Entre os fatores que retardam a realização do procedimento, especialistas apontam a desinformação sobre o direito e dificuldades de acesso aos serviços de saúde
O aborto legal é garantido em três hipóteses pelo ordenamento jurídico brasileiro e, se ele acontece em estágios avançados da gestação, é por falhas do sistema que deveria garantir esse direito às pessoas que gestam. Isso é o que afirma a médica e doutora em Saúde Coletiva pela Universidade Federal da Bahia (Ufba), Greice Menezes. De acordo com a pesquisadora, são raros os casos em que o procedimento ocorre em gestações acima de 20ª semana.
“A grande maioria das mulheres buscam os serviços antes de 20 semanas. Se elas chegam em estágio avançado de gestação é porque algo falhou”, avalia. A declaração de Greice é corroborada pelos dados de atendimento da Maternidade Climério de Oliveira (MCO-Ufba), que é um dos serviços de referência para aborto legal no estado e o único que realiza interrupções acima de 20 semanas. Dos 110 atendimentos realizados pelo serviço de saúde entre 2021 e maio deste ano, apenas 37 (33,63%) foram para interrupção de gestações acima de 20 semanas.

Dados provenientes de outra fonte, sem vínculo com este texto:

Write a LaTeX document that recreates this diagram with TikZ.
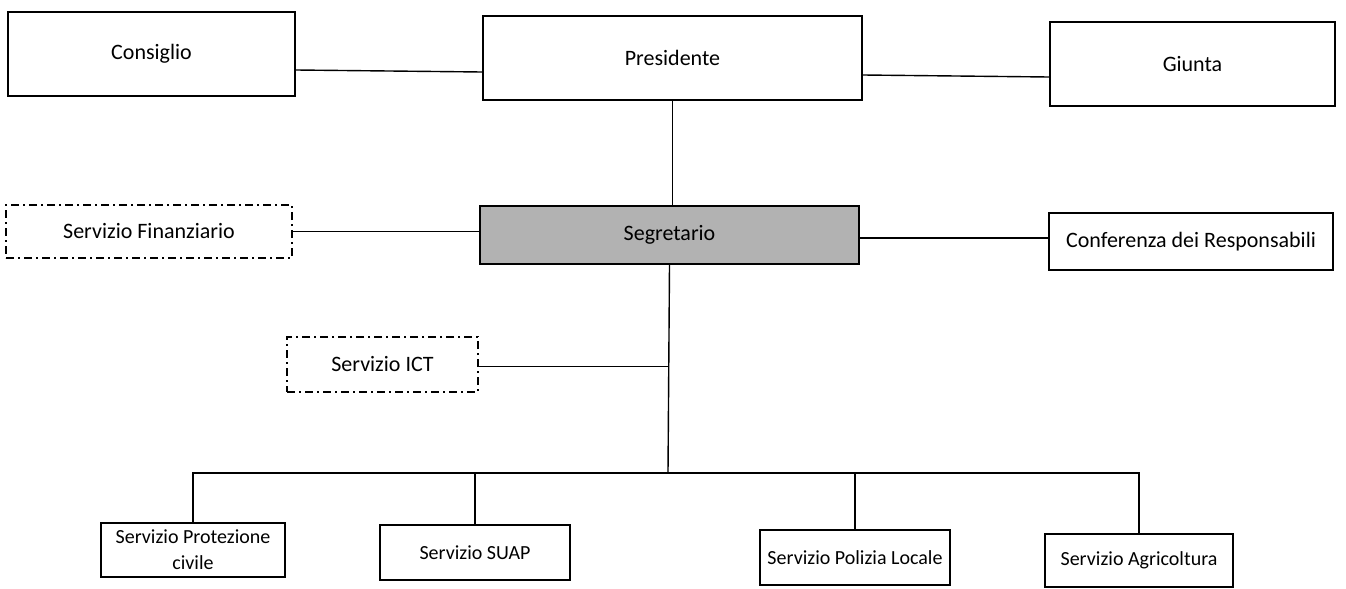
\documentclass[tikz,border=0pt]{standalone}
\usepackage{fontspec}
\setmainfont{Carlito}
\usetikzlibrary{calc}
\tikzset{
	ufficio/.style={draw, line width=1.1pt, fill=white, inner sep=0pt, align=center, font=\fontsize{11}{13}\selectfont},
	servizio/.style={draw, line width=1.1pt, fill=white, inner sep=0pt, align=center, font=\fontsize{10}{13}\selectfont},
	staff/.style={draw, line width=0.7pt, dash pattern=on 4pt off 2pt on 1pt off 2pt, inner sep=0pt, font=\fontsize{11}{13}\selectfont},
	filo/.style={line width=0.7pt}
}

\begin{document}
\begin{tikzpicture}[x=0.5pt, y=-0.5pt]
			%%%%% START %%%%%
			\useasboundingbox (0, 0) rectangle (1346, 589);
			
			\node[ufficio, minimum width=143.5pt, minimum height=42pt] (cons) at (151.5, 54) {Consiglio};
			\node[ufficio, minimum width=189.5pt, minimum height=42pt] (pres) at (672.5, 58) {Presidente};
			\node[ufficio, minimum width=142.5pt, minimum height=42pt] (giun) at (1192.5, 64) {Giunta};
			
			\draw[filo] ([yshift=-8pt]cons.east) -- ([yshift=-7pt]pres.west);
			\draw[filo] ([yshift=-8.5pt]pres.east) -- ([yshift=-6.5pt]giun.west);
			
			\node[staff, minimum width=143pt, minimum height=26.5pt] (fin) at (149, 231.5) {Servizio Finanziario};
			\node[ufficio, fill=black!30, minimum width=189.5pt, minimum height=29pt] (segr) at (669.5, 235) {Segretario};
			\node[ufficio, minimum width=142pt, minimum height=28.5pt] (conf) at (1191, 241.5) {Conferenza dei Responsabili};
			
			\draw[filo] (pres.south) -- (pres.south |- segr.north);
			\draw[filo] (fin.east) -- (fin.east -| segr.west);
			\draw[filo] ([yshift=-1.5pt]segr.east) -- ([yshift=-1.5pt]segr.east -| conf.west);
			
			\node[staff, minimum width=95.5pt, minimum height=27.5pt] (ict) at (382.5, 364.5) {Servizio ICT};
			
			\coordinate (bus) at (668, 473);
			\draw[filo] (segr.south) -- (bus);
			\draw[filo] ([yshift=-1pt]ict.east) -- ([yshift=-1pt]ict.east -| bus);
			
			\node[servizio, minimum width=92pt, minimum height=27pt] (prot) at (193, 550) {Servizio Protezione\\civile};
			\node[servizio, minimum width=95pt, minimum height=27.5pt] (suap) at (475, 552.5) {Servizio SUAP};
			\node[servizio, minimum width=95pt, minimum height=27.5pt] (pol) at (855, 557.5) {Servizio Polizia Locale};
			\node[servizio, minimum width=94pt, minimum height=26.5pt] (agr) at (1139, 560.5) {Servizio Agricoltura};
			
			\draw[filo] (prot.north) -- (prot.north |- bus) -- (agr.north |- bus) -- (agr.north);
			\draw[filo] (suap.north) -- (suap.north |- bus);
			\draw[filo] (pol.north) -- (pol.north |- bus);
			
			%%%%% END %%%%%
\end{tikzpicture}
\end{document}
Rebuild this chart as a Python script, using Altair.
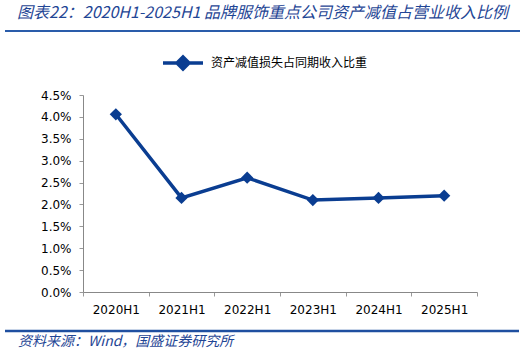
import altair as alt
import pandas as pd

periods = ["2020H1", "2021H1", "2022H1", "2023H1", "2024H1", "2025H1"]
ratio = [0.0406, 0.0215, 0.0261, 0.0210, 0.0215, 0.0220]
series_name = "资产减值损失占同期收入比重"
y_ticks = [0, 0.005, 0.01, 0.015, 0.02, 0.025, 0.03, 0.035, 0.04, 0.045]
title_text = "图表22：2020H1-2025H1 品牌服饰重点公司资产减值占营业收入比例"
source_text = "资料来源：Wind，国盛证券研究所"

df = pd.DataFrame({"period": periods, "ratio": ratio, "series": [series_name] * len(periods)})

BLUE = "#0A3D91"
W, H = 394, 197

x = alt.X("period:N", sort=periods, title=None,
          scale=alt.Scale(paddingInner=0, paddingOuter=0),
          axis=alt.Axis(labelAngle=0, labelFont="DejaVu Sans", labelFontSize=12, labelColor="#000",
                        labelPadding=8, tickColor="#999", tickSize=4, domainColor="#888",
                        bandPosition=0, tickBand="extent", grid=False))
y = alt.Y("ratio:Q", title=None,
          scale=alt.Scale(domain=[0, 0.045], nice=False),
          axis=alt.Axis(values=y_ticks, format=".1%", labelFont="DejaVu Sans", labelFontSize=12,
                        labelColor="#000", labelPadding=8, tickColor="#999", tickSize=4,
                        domainColor="#888", grid=False))

legend_sym = "M-1,0H1M-0.3,0L0,-0.3L0.3,0L0,0.3Z"
color = alt.Color("series:N", scale=alt.Scale(range=[BLUE]),
                  legend=alt.Legend(title=None, orient="none", legendX=78, legendY=-54,
                                    symbolType=legend_sym, symbolSize=1600, symbolStrokeWidth=3.5,
                                    symbolFillColor=BLUE, labelFont="Noto Sans CJK SC",
                                    labelFontSize=12, labelColor="#000", labelOffset=6))

line = alt.Chart(df).mark_line(strokeWidth=3.5).encode(x=x, y=y, color=color)
pts = alt.Chart(df).mark_point(shape="diamond", filled=True, size=150, opacity=1).encode(
    x=x, y=y, color=alt.Color("series:N", scale=alt.Scale(range=[BLUE]), legend=None))

tdf = pd.DataFrame({"t": [title_text]})
title = alt.Chart(tdf).mark_text(align="left", baseline="middle", font="Noto Sans CJK SC",
                                 fontSize=16, fontStyle="italic", color="#1F4695").encode(
    text="t:N", x=alt.value(17 - 83), y=alt.value(13 - 95))
sdf = pd.DataFrame({"t": [source_text]})
source = alt.Chart(sdf).mark_text(align="left", baseline="middle", font="Noto Sans CJK SC",
                                  fontSize=14, fontStyle="italic", color="#1F4695").encode(
    text="t:N", x=alt.value(18 - 83), y=alt.value(342 - 95))

rule_top = alt.Chart(tdf).mark_rule(color="#2A5CAA", strokeWidth=2).encode(
    x=alt.value(5 - 83), x2=alt.value(520 - 83), y=alt.value(31 - 95))
rule_bot = alt.Chart(tdf).mark_rule(color="#1F4FA0", strokeWidth=2.5).encode(
    x=alt.value(5 - 83), x2=alt.value(519 - 83), y=alt.value(331 - 95))

chart = alt.layer(line, pts, title, source, rule_top, rule_bot).properties(
    width=W, height=H,
    padding={"left": 83, "top": 95, "right": 526 - 83 - W, "bottom": 354 - 95 - H},
    autosize=alt.AutoSizeParams(type="none"),
    background="white",
).configure_view(stroke=None)

chart.save("out.html", embed_options={"renderer": "svg", "actions": False})
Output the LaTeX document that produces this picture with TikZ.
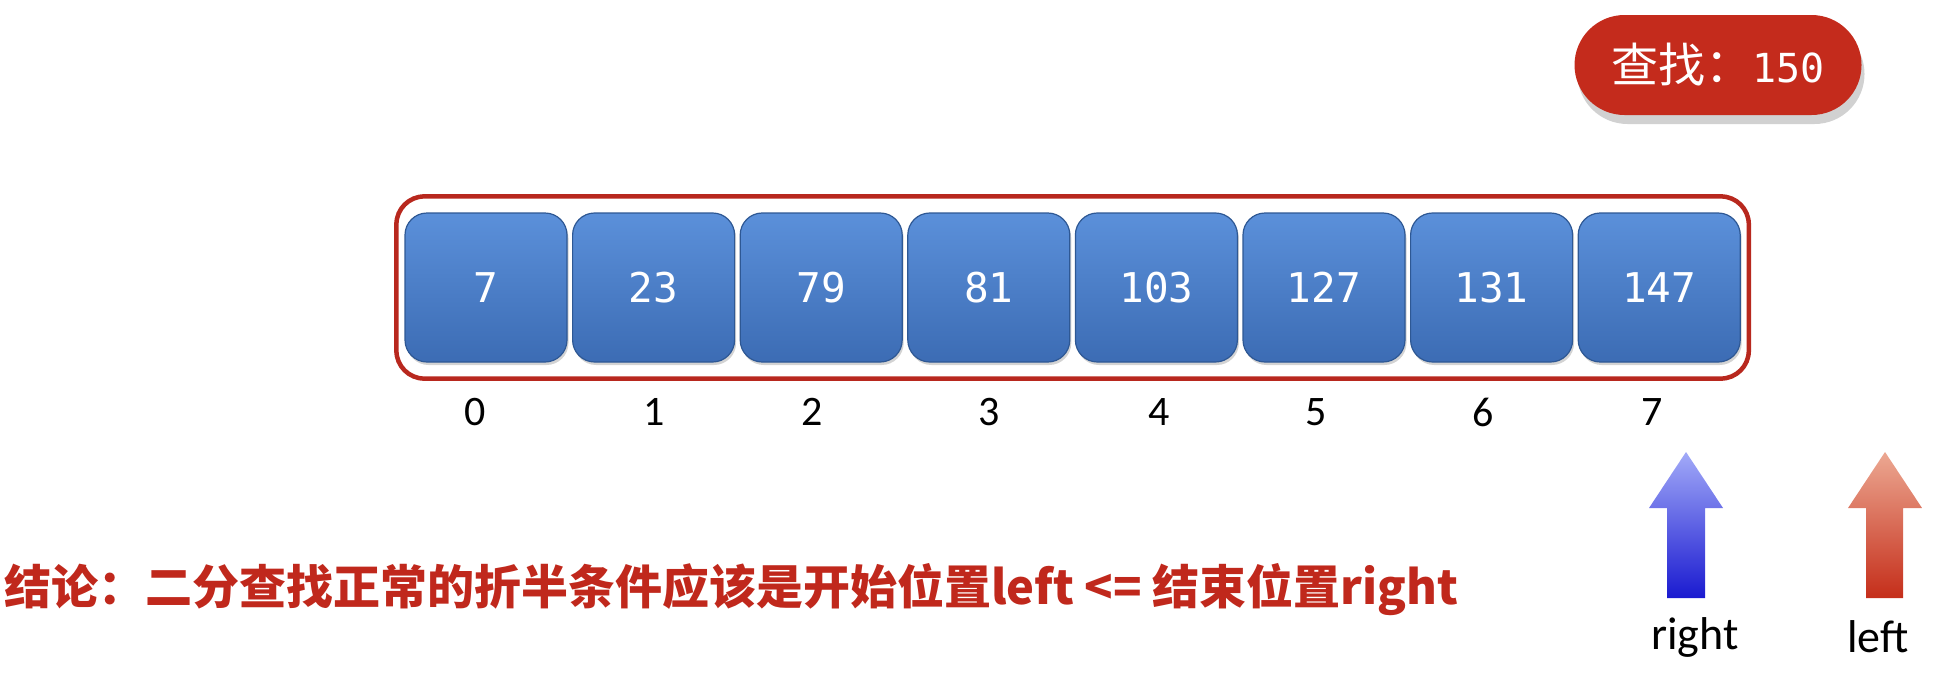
\documentclass[tikz,border=0pt]{standalone}
\usepackage{fontspec}
\setmainfont{Carlito}
\newfontfamily\cjk{Noto Sans CJK SC}
\newfontfamily\mono{DejaVu Sans Mono}
\usetikzlibrary{fit,shadows}
\definecolor{framered}{HTML}{B8281E}
\definecolor{pillred}{HTML}{C42B1C}
\definecolor{txtred}{HTML}{C0281C}
\definecolor{boxtop}{HTML}{5B90DA}
\definecolor{boxbot}{HTML}{3C6CB4}
\definecolor{boxline}{HTML}{2E5894}
\tikzset{
  cell/.style={draw=boxline, line width=1.2pt, rounded corners=22pt,
    top color=boxtop, bottom color=boxbot, minimum width=162pt, minimum height=149pt,
    text=white, font=\mono\fontsize{41}{45}\selectfont,
    drop shadow={opacity=0.35, shadow xshift=1.5pt, shadow yshift=-3pt}},
  framebox/.style={draw=framered, line width=4.5pt, rounded corners=28pt, inner xsep=8pt, inner ysep=16pt},
  pill/.style={fill=pillred, rounded corners=50pt, minimum width=287pt, minimum height=100pt, text=white,
    drop shadow={fill=black!18, opacity=1, shadow xshift=3pt, shadow yshift=-9pt}},
  idx/.style={font=\fontsize{42}{46}\selectfont, text=black},
  ptrlab/.style={font=\fontsize{46}{50}\selectfont, text=black},
}
\begin{document}
\begin{tikzpicture}[x=1pt,y=-1pt]
\useasboundingbox (0,0) rectangle (1942,680);
% cells
\foreach \v [count=\i from 0] in {7,23,79,81,103,127,131,147}{
  \node[cell] (c\i) at ({486+167.6*\i},287.5) {\v};
}
\node[framebox, fit=(c0)(c7)] (frame) {};
% indices
\foreach \x [count=\i from 0] in {475,654,812,989,1159,1316,1483,1652}{
  \node[idx] (i\i) at (\x,412) {\i};
}
% pill
\node[pill] (find) at (1718,65) {{\cjk\fontsize{47}{50}\selectfont 查找：}{\mono\fontsize{40}{44}\selectfont 150}};
% arrows
\shade[top color={rgb,255:red,162;green,170;blue,248}, bottom color={rgb,255:red,26;green,26;blue,208}]
  (1686,452) -- (1723,508) -- (1705,508) -- (1705,598) -- (1667,598) -- (1667,508) -- (1649,508) -- cycle;
\shade[top color={rgb,255:red,236;green,168;blue,146}, bottom color={rgb,255:red,197;green,46;blue,26}]
  (1885,452) -- (1922,508) -- (1903,508) -- (1903,598) -- (1866,598) -- (1866,508) -- (1848,508) -- cycle;
\node[ptrlab] (rlab) at (1695,637) {right};
\node[ptrlab] (llab) at (1878,637) {left};
% conclusion
\node[anchor=west, inner sep=0pt, text=txtred, font=\cjk\bfseries\fontsize{47}{54}\selectfont] (concl) at (4,590)
  {结论：二分查找正常的折半条件应该是开始位置left <= 结束位置right};
\end{tikzpicture}
\end{document}
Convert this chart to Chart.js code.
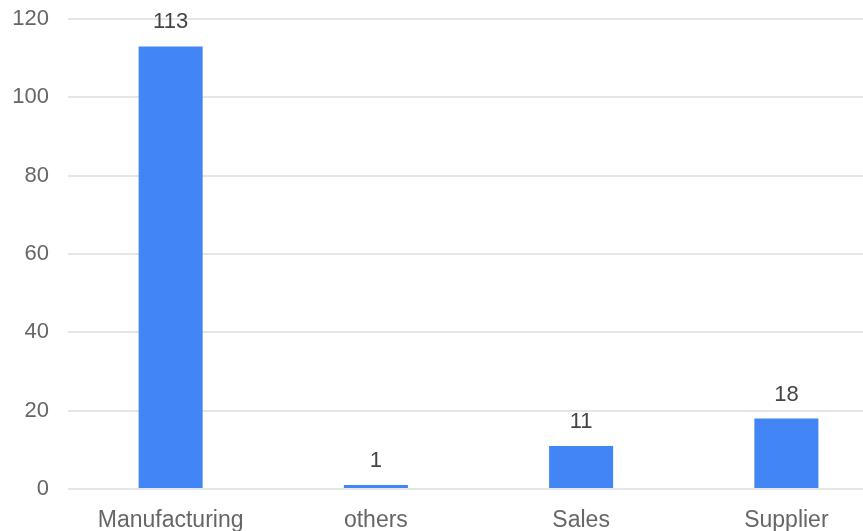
<!DOCTYPE html>
<html>
<head>
<meta charset="utf-8">
<script src="https://cdn.jsdelivr.net/npm/chart.js@4/dist/chart.umd.min.js"></script>
<style>
  html, body { margin: 0; padding: 0; background: #fff; overflow: hidden; }
  #wrap { position: relative; width: 890px; height: 531px; }
</style>
</head>
<body>
<div id="wrap"><canvas id="chart"></canvas></div>
<script>
// Headcount by department
const categories = ['Manufacturing', 'others', 'Sales', 'Supplier'];
const counts = [113, 1, 11, 18];
const yTicks = [0, 20, 40, 60, 80, 100, 120];

const FONT = "'Liberation Sans', Arial, sans-serif";

// Writes each bar's value above it
const valueLabels = {
  id: 'valueLabels',
  afterDatasetsDraw(chart) {
    const ctx = chart.ctx;
    const meta = chart.getDatasetMeta(0);
    ctx.save();
    ctx.font = '22px ' + FONT;
    ctx.fillStyle = '#444444';
    ctx.textAlign = 'center';
    ctx.textBaseline = 'middle';
    meta.data.forEach((bar, i) => {
      ctx.fillText(String(counts[i]), bar.x, bar.y - 24);
    });
    ctx.restore();
  }
};

new Chart(document.getElementById('chart'), {
  type: 'bar',
  data: {
    labels: categories,
    datasets: [{
      data: counts,
      backgroundColor: '#4285F4',
      borderWidth: 0,
      categoryPercentage: 1,
      barPercentage: 0.312
    }]
  },
  options: {
    responsive: true,
    maintainAspectRatio: false,
    animation: false,
    layout: { padding: { top: 19, right: 1, left: 0, bottom: 0 } },
    plugins: {
      legend: { display: false },
      tooltip: { enabled: false }
    },
    scales: {
      x: {
        grid: { display: false },
        border: { display: false },
        ticks: {
          color: '#666666',
          font: { family: FONT, size: 23 },
          padding: 10,
          maxRotation: 0
        },
        afterFit(scale) { scale.height = 42; }
      },
      y: {
        min: yTicks[0],
        max: yTicks[yTicks.length - 1],
        afterBuildTicks(scale) { scale.ticks = yTicks.map(v => ({ value: v })); },
        grid: { color: '#e6e6e6', lineWidth: 2, drawTicks: false },
        border: { display: false },
        ticks: {
          color: '#666666',
          font: { family: FONT, size: 22 },
          padding: 19
        },
        afterFit(scale) {
          scale.width = 68;
          // tick padding is horizontal only; keep the plot flush with the layout padding
          scale.paddingTop = 0;
          scale.paddingBottom = 0;
        }
      }
    }
  },
  plugins: [valueLabels]
});
</script>
</body>
</html>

Apesar da baixa ocorrência, a realização do aborto em gestações acima de 20 semanas decorrentes de estupro foi objeto de vedação da Resolução CFM 2.378/2024 – suspensa por decisão liminar do ministro Alexandre de Moraes – e, ainda no governo do ex-presidente Jair Bolsonaro, foi editada uma nota pelo Ministério da Saúde definindo que os abortos legais podem ser feitos desde que a gestação tenha tempo inferior a 21 semanas e seis dia.
A expressão aborto legal diz respeito à interrupção de gestações em casos previstos na lei. De acordo com o Código Penal, o aborto não pode ser penalizado quando se trata de gestação com risco de vida para a gestante ou é decorrente de estupro. O STF decidiu também pela não criminalização em casos de anencefalia fetal.
Nos números divulgados pela MCO-Ufba estão inclusos atendimentos para todas as previsões legais. De acordo com a gerente de Atenção à Saúde da unidade, Roberta Vieira, a falta de informação sobre o direito ao aborto e sobre os serviços de saúde também atrasam a realização do procedimento. “Ocorre também, principalmente com crianças, a não observação das mudanças que a gestação provoca no corpo, só descobrindo tardiamente”, conta.
No período analisado, a idade das pacientes atendidas para realização de aborto legal variou entre crianças de 11 anos e mulheres de 40. Para reverter o cenário de abuso sexual de crianças e adolescentes, a médica obstetra reforça a importância de garantir educação sobre saúde sexual e reprodutiva desde a infância. “Falar sobre esse tema em casa e nas escolas pode prevenir os casos de abuso sexual de crianças e adolescentes”, defende.